[Begin]
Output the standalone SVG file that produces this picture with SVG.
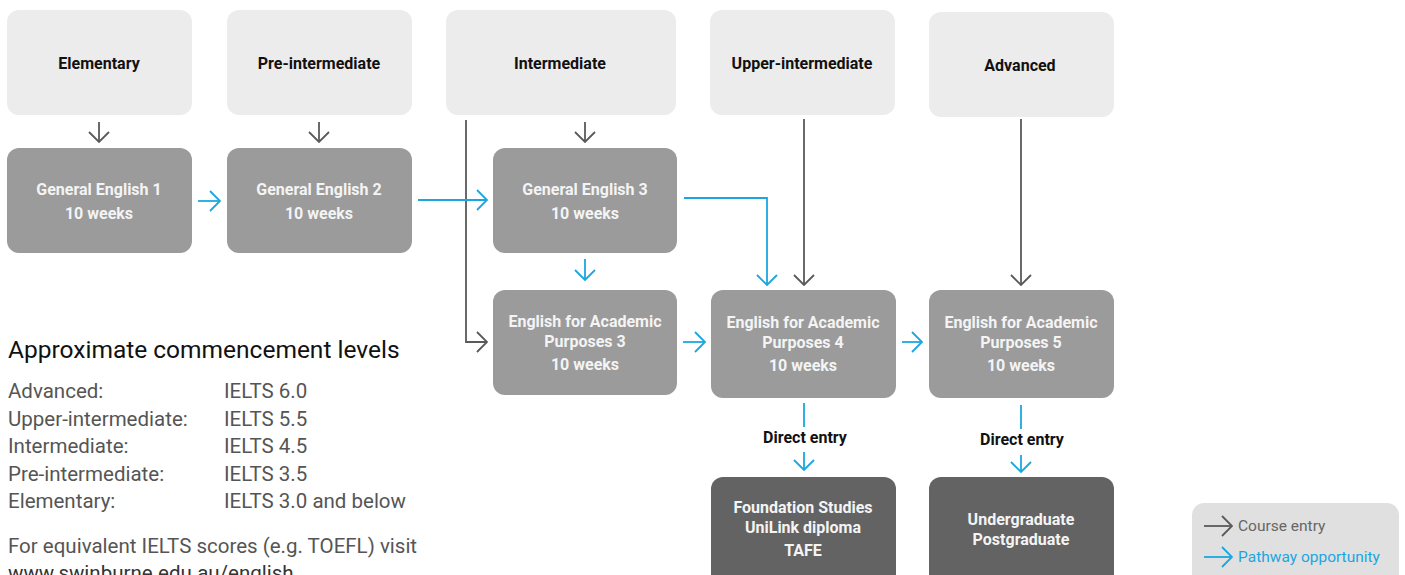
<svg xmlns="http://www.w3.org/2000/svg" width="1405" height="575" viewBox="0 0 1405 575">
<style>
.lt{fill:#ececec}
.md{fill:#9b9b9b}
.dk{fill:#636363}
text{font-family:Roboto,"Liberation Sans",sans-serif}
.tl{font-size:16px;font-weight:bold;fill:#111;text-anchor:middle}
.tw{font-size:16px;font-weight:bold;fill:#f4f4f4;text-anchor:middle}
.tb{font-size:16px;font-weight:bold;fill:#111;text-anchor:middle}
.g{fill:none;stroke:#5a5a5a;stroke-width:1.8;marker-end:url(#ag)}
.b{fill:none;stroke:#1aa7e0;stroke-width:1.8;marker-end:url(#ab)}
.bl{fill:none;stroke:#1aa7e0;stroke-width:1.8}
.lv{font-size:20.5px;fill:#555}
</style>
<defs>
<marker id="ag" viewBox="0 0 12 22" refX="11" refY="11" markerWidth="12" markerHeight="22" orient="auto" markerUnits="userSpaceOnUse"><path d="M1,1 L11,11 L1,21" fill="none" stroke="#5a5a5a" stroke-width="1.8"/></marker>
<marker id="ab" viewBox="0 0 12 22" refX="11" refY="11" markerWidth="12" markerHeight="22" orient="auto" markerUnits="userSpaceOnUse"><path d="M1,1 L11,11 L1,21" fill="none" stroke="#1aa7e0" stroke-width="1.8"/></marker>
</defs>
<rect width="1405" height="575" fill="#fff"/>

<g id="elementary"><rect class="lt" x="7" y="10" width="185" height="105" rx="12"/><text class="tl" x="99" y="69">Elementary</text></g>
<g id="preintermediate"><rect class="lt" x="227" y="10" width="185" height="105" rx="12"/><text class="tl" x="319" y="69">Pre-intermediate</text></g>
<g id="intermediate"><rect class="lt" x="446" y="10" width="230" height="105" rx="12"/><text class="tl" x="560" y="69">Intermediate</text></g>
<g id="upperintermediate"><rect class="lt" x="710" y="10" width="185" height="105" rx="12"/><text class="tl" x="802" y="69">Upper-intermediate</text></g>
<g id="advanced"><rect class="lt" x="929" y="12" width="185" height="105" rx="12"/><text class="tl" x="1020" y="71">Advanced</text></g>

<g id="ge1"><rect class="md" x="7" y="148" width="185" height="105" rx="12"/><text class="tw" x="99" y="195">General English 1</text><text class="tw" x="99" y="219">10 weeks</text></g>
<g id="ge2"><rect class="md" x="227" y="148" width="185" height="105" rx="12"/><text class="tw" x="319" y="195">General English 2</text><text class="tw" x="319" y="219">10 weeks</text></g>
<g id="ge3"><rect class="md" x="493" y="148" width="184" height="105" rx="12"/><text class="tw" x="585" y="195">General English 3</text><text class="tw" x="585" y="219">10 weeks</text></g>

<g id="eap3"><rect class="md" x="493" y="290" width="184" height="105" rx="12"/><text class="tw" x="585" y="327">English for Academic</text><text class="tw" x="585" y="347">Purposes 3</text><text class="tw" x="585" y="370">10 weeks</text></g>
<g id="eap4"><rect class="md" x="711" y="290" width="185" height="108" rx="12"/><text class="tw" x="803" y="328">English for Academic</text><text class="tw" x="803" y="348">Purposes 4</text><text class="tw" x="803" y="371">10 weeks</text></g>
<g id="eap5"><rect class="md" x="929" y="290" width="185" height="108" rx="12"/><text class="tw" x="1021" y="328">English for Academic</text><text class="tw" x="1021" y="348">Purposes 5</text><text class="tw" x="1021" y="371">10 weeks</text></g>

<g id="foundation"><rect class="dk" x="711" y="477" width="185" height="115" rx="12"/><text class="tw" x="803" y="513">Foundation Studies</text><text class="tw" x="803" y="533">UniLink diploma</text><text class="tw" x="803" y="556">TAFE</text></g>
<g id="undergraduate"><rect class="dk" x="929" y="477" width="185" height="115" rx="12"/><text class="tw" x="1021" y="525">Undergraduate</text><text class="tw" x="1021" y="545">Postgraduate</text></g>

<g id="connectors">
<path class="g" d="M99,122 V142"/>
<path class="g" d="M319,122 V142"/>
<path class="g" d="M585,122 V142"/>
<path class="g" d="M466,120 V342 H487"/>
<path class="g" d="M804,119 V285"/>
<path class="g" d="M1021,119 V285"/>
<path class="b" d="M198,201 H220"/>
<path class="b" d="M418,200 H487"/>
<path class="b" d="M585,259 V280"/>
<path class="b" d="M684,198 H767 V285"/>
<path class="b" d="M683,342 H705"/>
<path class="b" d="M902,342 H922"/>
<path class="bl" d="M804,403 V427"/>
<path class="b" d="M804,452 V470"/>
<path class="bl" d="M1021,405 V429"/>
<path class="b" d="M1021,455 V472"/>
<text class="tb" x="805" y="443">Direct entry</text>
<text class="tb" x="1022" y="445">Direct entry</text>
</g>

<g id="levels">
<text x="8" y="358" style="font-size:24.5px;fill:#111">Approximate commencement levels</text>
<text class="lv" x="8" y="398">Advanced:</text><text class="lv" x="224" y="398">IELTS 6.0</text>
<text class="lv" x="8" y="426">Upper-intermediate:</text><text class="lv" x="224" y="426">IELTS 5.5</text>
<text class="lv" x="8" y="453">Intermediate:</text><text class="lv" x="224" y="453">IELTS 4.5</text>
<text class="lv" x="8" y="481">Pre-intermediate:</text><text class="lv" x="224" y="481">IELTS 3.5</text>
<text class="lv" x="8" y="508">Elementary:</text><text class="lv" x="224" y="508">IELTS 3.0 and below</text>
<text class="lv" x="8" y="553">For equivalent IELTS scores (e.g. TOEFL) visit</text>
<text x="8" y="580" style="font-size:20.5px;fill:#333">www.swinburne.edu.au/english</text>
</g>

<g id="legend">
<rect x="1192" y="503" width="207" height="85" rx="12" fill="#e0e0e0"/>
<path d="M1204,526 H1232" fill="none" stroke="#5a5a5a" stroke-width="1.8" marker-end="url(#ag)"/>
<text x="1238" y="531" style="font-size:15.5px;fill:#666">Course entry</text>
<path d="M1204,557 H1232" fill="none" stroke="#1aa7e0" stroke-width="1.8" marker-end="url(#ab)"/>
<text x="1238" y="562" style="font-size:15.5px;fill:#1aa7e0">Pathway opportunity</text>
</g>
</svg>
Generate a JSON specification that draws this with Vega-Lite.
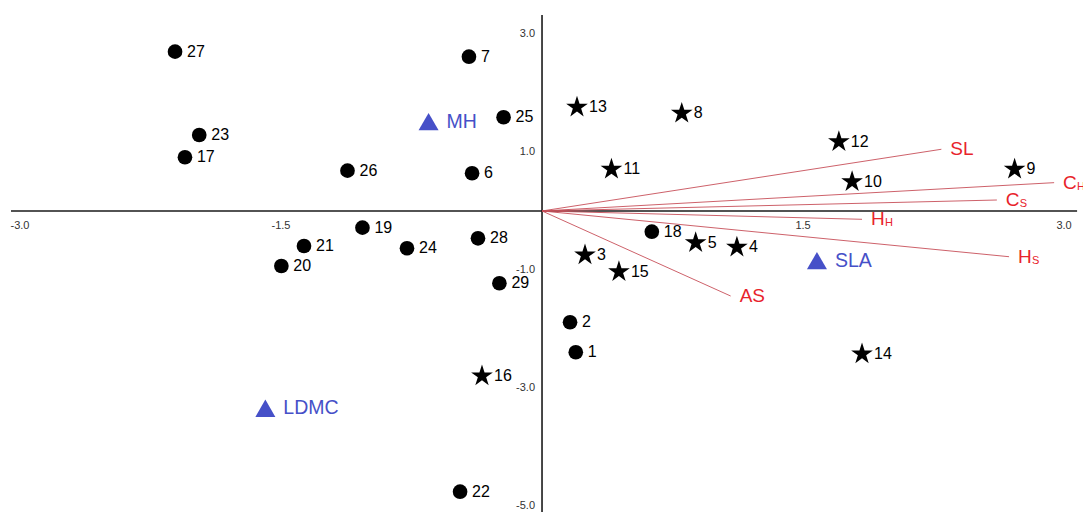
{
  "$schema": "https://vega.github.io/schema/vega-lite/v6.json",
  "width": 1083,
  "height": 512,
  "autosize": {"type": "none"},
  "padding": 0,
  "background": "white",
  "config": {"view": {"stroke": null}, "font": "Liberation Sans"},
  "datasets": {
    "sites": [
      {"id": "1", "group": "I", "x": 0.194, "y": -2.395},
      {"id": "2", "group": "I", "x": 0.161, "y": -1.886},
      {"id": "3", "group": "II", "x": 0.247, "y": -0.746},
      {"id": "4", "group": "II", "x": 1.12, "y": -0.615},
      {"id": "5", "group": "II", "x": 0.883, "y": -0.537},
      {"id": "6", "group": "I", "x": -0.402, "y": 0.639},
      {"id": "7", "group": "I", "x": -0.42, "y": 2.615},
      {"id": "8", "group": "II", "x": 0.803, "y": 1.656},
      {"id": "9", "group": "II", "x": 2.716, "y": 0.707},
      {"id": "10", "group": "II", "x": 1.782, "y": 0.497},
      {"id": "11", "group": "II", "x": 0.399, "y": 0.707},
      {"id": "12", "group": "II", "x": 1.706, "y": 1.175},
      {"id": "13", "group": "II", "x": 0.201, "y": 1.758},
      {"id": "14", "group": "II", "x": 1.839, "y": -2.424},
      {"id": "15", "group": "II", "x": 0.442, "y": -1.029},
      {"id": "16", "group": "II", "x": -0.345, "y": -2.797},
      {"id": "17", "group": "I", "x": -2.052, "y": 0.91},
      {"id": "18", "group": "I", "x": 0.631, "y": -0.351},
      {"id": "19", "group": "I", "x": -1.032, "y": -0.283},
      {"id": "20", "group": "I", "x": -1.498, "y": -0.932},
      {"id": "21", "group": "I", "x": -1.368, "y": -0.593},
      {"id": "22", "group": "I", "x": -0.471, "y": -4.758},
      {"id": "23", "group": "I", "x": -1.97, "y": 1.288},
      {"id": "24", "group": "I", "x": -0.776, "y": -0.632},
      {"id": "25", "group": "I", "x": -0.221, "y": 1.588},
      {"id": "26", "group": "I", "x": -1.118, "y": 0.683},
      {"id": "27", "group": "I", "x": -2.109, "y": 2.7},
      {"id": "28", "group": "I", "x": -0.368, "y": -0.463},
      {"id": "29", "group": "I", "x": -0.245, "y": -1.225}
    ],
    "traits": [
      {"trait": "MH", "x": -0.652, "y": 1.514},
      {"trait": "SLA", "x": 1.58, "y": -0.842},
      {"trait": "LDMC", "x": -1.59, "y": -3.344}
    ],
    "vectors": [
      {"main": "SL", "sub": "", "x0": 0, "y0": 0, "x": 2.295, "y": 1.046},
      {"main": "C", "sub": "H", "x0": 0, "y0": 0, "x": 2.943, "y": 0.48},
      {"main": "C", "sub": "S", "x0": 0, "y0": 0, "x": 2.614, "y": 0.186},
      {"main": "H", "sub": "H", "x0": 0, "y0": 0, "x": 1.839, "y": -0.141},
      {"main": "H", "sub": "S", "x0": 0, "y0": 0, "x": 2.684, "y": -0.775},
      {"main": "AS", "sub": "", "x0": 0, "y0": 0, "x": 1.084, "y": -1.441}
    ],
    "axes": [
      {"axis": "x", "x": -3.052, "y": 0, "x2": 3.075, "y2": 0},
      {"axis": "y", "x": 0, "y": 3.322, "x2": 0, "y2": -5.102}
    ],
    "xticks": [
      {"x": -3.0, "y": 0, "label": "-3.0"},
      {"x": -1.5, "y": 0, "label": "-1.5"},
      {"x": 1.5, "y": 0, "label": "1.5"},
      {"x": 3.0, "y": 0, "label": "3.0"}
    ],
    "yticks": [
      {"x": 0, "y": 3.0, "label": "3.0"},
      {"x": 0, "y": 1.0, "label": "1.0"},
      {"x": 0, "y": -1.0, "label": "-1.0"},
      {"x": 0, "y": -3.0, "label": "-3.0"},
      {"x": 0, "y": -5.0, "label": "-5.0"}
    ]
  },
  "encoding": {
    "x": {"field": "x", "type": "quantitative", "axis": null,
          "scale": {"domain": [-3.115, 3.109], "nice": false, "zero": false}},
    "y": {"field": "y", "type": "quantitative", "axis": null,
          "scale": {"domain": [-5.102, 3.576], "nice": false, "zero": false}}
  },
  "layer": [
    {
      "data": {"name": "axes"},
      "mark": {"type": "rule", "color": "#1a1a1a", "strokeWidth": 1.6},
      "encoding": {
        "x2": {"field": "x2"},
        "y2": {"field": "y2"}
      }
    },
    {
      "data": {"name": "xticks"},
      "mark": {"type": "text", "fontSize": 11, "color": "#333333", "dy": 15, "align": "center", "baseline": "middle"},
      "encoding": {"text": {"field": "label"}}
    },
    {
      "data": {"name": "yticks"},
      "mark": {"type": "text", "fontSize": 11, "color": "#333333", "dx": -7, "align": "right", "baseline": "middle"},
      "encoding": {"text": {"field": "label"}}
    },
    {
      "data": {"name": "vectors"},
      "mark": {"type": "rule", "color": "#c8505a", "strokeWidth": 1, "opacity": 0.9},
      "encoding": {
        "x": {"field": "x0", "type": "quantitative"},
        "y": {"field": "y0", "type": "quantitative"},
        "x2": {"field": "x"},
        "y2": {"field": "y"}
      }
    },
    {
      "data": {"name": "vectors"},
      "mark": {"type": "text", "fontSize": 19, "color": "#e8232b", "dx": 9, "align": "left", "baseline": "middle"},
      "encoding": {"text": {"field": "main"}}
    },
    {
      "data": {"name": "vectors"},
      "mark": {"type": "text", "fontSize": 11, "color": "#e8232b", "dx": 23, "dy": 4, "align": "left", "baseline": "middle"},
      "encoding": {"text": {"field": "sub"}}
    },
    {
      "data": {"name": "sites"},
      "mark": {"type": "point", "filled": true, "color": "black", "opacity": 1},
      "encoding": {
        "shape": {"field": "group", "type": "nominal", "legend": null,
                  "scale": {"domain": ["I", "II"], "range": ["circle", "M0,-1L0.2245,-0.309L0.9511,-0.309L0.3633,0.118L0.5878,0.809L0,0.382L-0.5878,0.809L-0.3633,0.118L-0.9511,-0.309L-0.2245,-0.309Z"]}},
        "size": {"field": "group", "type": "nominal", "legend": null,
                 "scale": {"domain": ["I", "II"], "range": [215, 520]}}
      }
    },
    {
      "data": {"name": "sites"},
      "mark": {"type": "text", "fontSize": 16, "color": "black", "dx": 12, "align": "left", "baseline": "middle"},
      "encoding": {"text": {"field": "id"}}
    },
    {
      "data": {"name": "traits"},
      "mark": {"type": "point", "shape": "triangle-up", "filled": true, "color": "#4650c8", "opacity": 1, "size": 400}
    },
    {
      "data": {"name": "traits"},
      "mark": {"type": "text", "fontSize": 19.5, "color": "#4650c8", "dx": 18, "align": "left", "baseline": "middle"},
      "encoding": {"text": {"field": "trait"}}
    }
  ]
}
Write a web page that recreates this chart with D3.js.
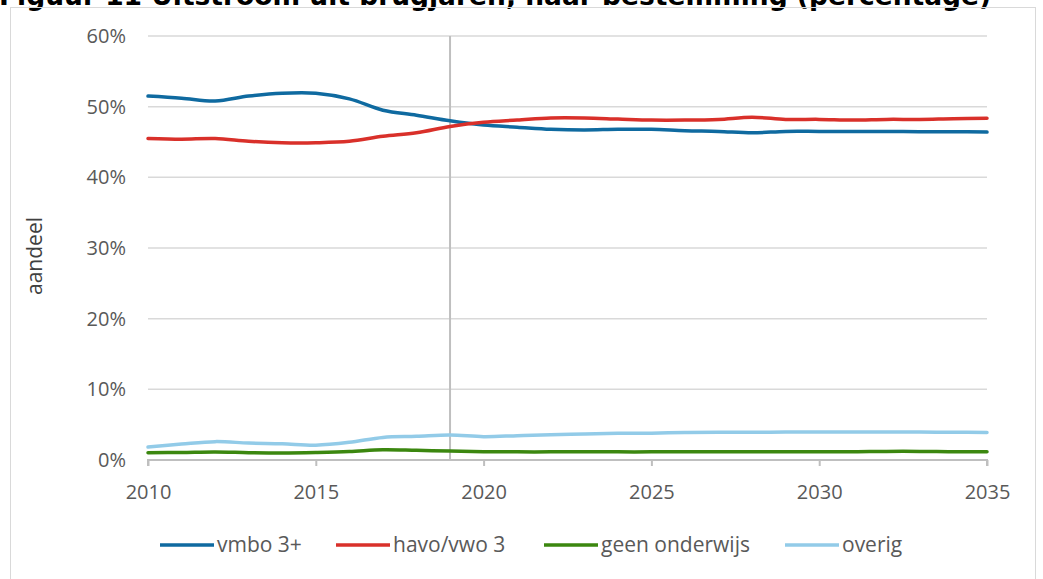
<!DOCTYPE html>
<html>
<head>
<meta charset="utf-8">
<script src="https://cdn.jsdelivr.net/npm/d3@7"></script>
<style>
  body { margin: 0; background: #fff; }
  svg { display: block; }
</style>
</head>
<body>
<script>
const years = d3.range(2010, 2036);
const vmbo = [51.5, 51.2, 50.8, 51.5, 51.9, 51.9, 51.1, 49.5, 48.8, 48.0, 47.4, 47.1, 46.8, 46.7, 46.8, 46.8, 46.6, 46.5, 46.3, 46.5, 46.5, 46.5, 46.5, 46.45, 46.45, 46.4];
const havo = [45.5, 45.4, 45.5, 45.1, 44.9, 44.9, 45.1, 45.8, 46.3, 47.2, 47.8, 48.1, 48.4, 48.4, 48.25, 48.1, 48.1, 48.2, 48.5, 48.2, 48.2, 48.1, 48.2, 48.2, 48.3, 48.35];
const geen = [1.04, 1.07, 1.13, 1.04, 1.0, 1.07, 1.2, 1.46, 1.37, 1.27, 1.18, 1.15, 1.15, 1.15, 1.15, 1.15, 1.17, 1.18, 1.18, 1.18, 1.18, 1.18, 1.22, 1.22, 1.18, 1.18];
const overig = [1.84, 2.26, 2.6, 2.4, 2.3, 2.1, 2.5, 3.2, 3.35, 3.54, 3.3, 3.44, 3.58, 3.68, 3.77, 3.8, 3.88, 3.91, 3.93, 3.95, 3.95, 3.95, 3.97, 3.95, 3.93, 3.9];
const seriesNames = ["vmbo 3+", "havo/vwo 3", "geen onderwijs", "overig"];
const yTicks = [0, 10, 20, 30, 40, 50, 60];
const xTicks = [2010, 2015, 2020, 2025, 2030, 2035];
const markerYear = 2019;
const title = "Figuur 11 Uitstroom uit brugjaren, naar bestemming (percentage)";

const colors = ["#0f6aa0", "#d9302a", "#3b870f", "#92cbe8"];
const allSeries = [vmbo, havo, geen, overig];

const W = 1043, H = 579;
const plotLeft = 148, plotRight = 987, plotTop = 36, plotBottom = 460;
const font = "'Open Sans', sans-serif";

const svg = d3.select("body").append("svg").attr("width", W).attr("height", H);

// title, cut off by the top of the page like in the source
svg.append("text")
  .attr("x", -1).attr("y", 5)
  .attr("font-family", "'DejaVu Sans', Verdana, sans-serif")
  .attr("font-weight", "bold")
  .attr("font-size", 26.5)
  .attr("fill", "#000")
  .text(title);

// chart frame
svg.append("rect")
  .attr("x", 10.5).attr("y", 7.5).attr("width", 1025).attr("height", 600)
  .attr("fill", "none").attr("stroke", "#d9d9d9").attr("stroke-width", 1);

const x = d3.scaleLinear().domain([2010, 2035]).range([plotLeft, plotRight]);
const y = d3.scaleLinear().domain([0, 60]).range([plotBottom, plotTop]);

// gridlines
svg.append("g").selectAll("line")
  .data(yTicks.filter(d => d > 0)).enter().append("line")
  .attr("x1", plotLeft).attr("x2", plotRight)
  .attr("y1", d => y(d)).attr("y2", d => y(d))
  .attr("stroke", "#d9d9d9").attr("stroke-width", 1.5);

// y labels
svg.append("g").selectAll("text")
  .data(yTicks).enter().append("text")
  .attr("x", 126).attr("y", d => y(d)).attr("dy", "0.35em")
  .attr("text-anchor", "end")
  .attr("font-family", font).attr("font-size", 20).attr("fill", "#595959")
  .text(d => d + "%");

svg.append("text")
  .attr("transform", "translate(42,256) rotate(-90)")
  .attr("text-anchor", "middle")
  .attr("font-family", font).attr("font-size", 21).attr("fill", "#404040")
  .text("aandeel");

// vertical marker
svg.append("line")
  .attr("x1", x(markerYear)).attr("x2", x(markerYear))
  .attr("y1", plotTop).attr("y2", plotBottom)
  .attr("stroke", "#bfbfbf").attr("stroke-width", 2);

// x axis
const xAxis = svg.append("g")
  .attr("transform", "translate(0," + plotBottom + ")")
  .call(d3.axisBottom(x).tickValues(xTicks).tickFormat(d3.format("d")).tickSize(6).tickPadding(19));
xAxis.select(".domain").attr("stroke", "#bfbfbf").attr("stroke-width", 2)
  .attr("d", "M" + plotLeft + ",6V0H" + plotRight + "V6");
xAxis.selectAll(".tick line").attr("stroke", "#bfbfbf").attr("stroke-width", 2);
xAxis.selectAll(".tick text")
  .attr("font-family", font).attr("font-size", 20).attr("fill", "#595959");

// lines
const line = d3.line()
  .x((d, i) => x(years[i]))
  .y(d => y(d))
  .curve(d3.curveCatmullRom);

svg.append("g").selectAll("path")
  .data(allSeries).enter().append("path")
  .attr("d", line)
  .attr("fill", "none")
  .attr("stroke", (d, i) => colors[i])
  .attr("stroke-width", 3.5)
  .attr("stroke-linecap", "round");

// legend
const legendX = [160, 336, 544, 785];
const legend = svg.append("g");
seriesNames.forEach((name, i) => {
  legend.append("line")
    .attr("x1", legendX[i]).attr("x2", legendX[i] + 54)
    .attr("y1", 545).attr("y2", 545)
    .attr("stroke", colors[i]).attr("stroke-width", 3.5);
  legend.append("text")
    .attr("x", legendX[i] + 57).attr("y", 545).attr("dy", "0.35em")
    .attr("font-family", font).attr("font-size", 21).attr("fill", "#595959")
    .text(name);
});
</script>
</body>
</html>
[End]
PROBLEM
Out of the records, collect only those lines that contain the string "page".

THE SOLUTION
Write a web page that recreates this chart with D3.js.
// title, cut off by the top of the page like in the source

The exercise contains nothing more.